» PROBLEM STATEMENT: Extract exactly the lines from the top of the records through the line containing "import plotly.graph_objects as go", and keep pictures out of the copy.

» THE RECORDS:
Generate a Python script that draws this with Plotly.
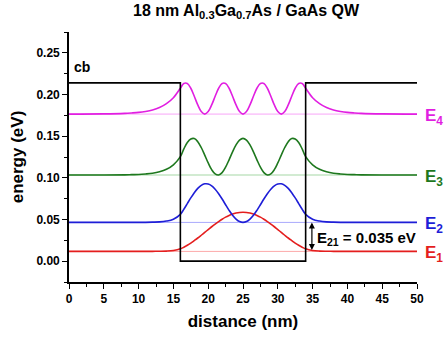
import plotly.graph_objects as go

# ---- data ----
x_wave = [0, 5, 8, 9, 10, 11, 12, 13, 14, 15,
          16, 16.5, 17, 17.5, 18, 18.5, 19, 19.5, 20, 20.5, 21, 21.5, 22, 22.5, 23, 23.5, 24, 24.5,
          25, 25.5, 26, 26.5, 27, 27.5, 28, 28.5, 29, 29.5, 30, 30.5, 31, 31.5, 32, 32.5, 33, 33.5, 34,
          35, 36, 37, 38, 39, 40, 41, 42, 45, 50]

psi1 = [0.0117, 0.0117, 0.0117, 0.0117, 0.0117, 0.0117, 0.0118, 0.0119, 0.0121, 0.0128,
        0.0148, 0.0168, 0.0191, 0.0217, 0.0247, 0.0278, 0.0311, 0.0345, 0.0379, 0.0413, 0.0445, 0.0475,
        0.0503, 0.0528, 0.0548, 0.0565, 0.0577, 0.0585, 0.0587, 0.0585, 0.0577, 0.0565, 0.0548, 0.0528,
        0.0503, 0.0475, 0.0445, 0.0413, 0.0379, 0.0345, 0.0311, 0.0278, 0.0247, 0.0217, 0.0191, 0.0168, 0.0148,
        0.0128, 0.0121, 0.0119, 0.0118, 0.0117, 0.0117, 0.0117, 0.0117, 0.0117, 0.0117]

psi2 = [0.0465, 0.0465, 0.0465, 0.0465, 0.0465, 0.0466, 0.0468, 0.0471, 0.0481, 0.0504,
        0.0562, 0.0623, 0.0691, 0.0759, 0.0822, 0.0874, 0.0910, 0.0928, 0.0926, 0.0904, 0.0864, 0.0810,
        0.0746, 0.0677, 0.0610, 0.0551, 0.0505, 0.0475, 0.0465, 0.0475, 0.0505, 0.0551, 0.0610, 0.0677,
        0.0746, 0.0810, 0.0864, 0.0904, 0.0926, 0.0928, 0.0910, 0.0874, 0.0822, 0.0759, 0.0691, 0.0623, 0.0562,
        0.0504, 0.0481, 0.0471, 0.0468, 0.0466, 0.0465, 0.0465, 0.0465, 0.0465, 0.0465]

psi3 = [0.1034, 0.1034, 0.1036, 0.1038, 0.1040, 0.1046, 0.1055, 0.1072, 0.1102, 0.1156,
        0.1254, 0.1347, 0.1423, 0.1466, 0.1471, 0.1434, 0.1364, 0.1273, 0.1179, 0.1098, 0.1047, 0.1035,
        0.1063, 0.1128, 0.1216, 0.1311, 0.1395, 0.1453, 0.1474, 0.1453, 0.1395, 0.1311, 0.1216, 0.1128,
        0.1063, 0.1035, 0.1047, 0.1098, 0.1179, 0.1273, 0.1364, 0.1434, 0.1471, 0.1466, 0.1423, 0.1347, 0.1254,
        0.1156, 0.1102, 0.1072, 0.1055, 0.1046, 0.1040, 0.1038, 0.1036, 0.1034, 0.1034]

psi4 = [0.1765, 0.1767, 0.1773, 0.1778, 0.1785, 0.1797, 0.1815, 0.1844, 0.1890, 0.1962,
        0.2075, 0.2132, 0.2132, 0.2075, 0.1979, 0.1875, 0.1795, 0.1765, 0.1795, 0.1875, 0.1979, 0.2075,
        0.2132, 0.2132, 0.2075, 0.1979, 0.1875, 0.1795, 0.1765, 0.1795, 0.1875, 0.1979, 0.2075, 0.2132,
        0.2132, 0.2075, 0.1979, 0.1875, 0.1795, 0.1765, 0.1795, 0.1875, 0.1979, 0.2075, 0.2132, 0.2132, 0.2075,
        0.1962, 0.1890, 0.1844, 0.1815, 0.1797, 0.1785, 0.1778, 0.1773, 0.1767, 0.1765]

levels = [0.0117, 0.0465, 0.1034, 0.1765]
level_names = ["E<sub>1</sub>", "E<sub>2</sub>", "E<sub>3</sub>", "E<sub>4</sub>"]

well_x = [0, 16, 16, 34, 34, 50]
well_y = [0.214, 0.214, 0, 0, 0.214, 0.214]

x_ticks = [0, 5, 10, 15, 20, 25, 30, 35, 40, 45, 50]
y_ticks = [0.00, 0.05, 0.10, 0.15, 0.20, 0.25]

e21_text = "E<sub>21</sub> = 0.035 eV"

# ---- styling ----
dark = ["rgb(228,30,30)", "rgb(30,30,215)", "rgb(30,120,30)", "rgb(225,30,225)"]
light = ["rgb(252,170,170)", "rgb(170,170,252)", "rgb(165,215,165)", "rgb(248,165,248)"]
waves = [psi1, psi2, psi3, psi4]
FONT = "Liberation Sans"

fig = go.Figure()

for i, lv in enumerate(levels):
    fig.add_trace(go.Scatter(x=[x_wave[0], x_wave[-1]], y=[lv, lv], mode="lines",
                             line=dict(color=light[i], width=1), hoverinfo="skip"))

for i, w in enumerate(waves):
    fig.add_trace(go.Scatter(x=x_wave, y=w, mode="lines",
                             line=dict(color=dark[i], width=1.6, shape="spline", smoothing=1),
                             hoverinfo="skip"))

fig.add_trace(go.Scatter(x=well_x, y=well_y, mode="lines",
                         line=dict(color="black", width=1.6), hoverinfo="skip"))

annotations = []
for i, lv in enumerate(levels):
    annotations.append(dict(x=50, y=lv, xref="x", yref="y", text=level_names[i],
                            showarrow=False, xanchor="left", yanchor="middle",
                            xshift=6, yshift=-3,
                            font=dict(family=FONT, size=17, color=dark[i], weight="bold")))

annotations.append(dict(x=0.4, y=0.2205, xref="x", yref="y", text="cb", showarrow=False,
                        xanchor="left", yanchor="bottom",
                        font=dict(family=FONT, size=14, color="black", weight="bold")))

annotations.append(dict(x=35.4, y=0.0275, xref="x", yref="y", text=e21_text, showarrow=False,
                        xanchor="left", yanchor="middle",
                        font=dict(family=FONT, size=15, color="black", weight="bold")))

annotations.append(dict(x=34.9, y=levels[1], ax=34.9, ay=levels[0], xref="x", yref="y",
                        axref="x", ayref="y", text="", showarrow=True, arrowhead=2,
                        arrowside="end+start", arrowsize=1, arrowwidth=1.2, arrowcolor="black",
                        standoff=0, startstandoff=0))

annotations.append(dict(x=0.51, y=1.08, xref="paper", yref="paper",
                        text="18 nm Al<sub>0.3</sub>Ga<sub>0.7</sub>As / GaAs QW", showarrow=False,
                        xanchor="center", yanchor="middle",
                        font=dict(family=FONT, size=16, color="black", weight="bold")))

fig.update_layout(
    width=444, height=340,
    margin=dict(l=69, r=27, t=32, b=54),
    paper_bgcolor="white", plot_bgcolor="white",
    showlegend=False,
    annotations=annotations,
    xaxis=dict(range=[0, 50], tickvals=x_ticks, ticktext=[str(v) for v in x_ticks],
               showgrid=False, zeroline=False, showline=True, linecolor="black", linewidth=1.6,
               ticks="outside", ticklen=5, tickwidth=1.4, tickcolor="black",
               minor=dict(dtick=2.5, tick0=0, ticks="outside", ticklen=3, tickwidth=1.2,
                          tickcolor="black", showgrid=False),
               tickfont=dict(family=FONT, size=12, color="black", weight="bold"),
               title=dict(text="distance (nm)", standoff=10,
                          font=dict(family=FONT, size=17, color="black", weight="bold"))),
    yaxis=dict(range=[-0.025, 0.275], tickvals=y_ticks, ticktext=["%.2f" % v for v in y_ticks],
               showgrid=False, zeroline=False, showline=True, linecolor="black", linewidth=1.6,
               ticks="outside", ticklen=5, tickwidth=1.4, tickcolor="black",
               minor=dict(dtick=0.025, tick0=0, ticks="outside", ticklen=3, tickwidth=1.2,
                          tickcolor="black", showgrid=False),
               tickfont=dict(family=FONT, size=12, color="black", weight="bold"),
               title=dict(text="energy (eV)", standoff=8,
                          font=dict(family=FONT, size=17, color="black", weight="bold"))),
)

fig.write_html("out.html")
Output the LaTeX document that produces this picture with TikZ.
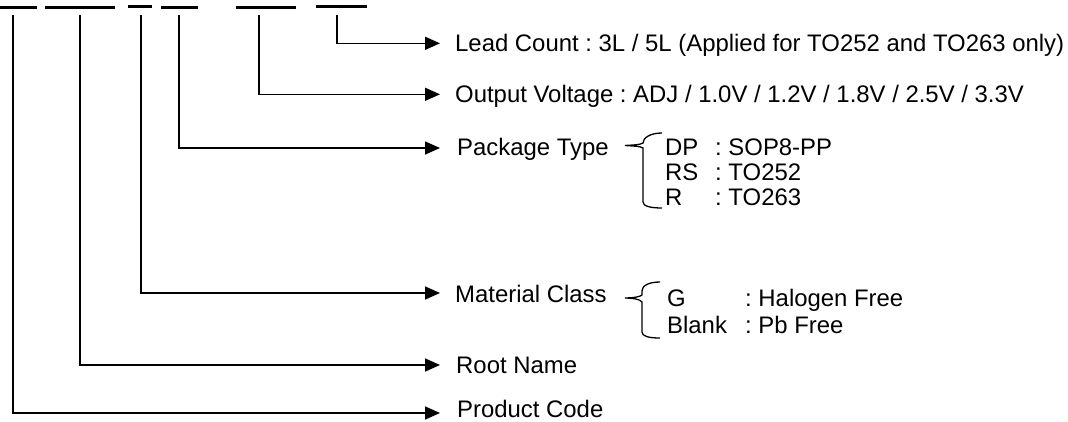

» THE ANSWER:
Generate a Python script that draws this with Plotly.
import plotly.graph_objects as go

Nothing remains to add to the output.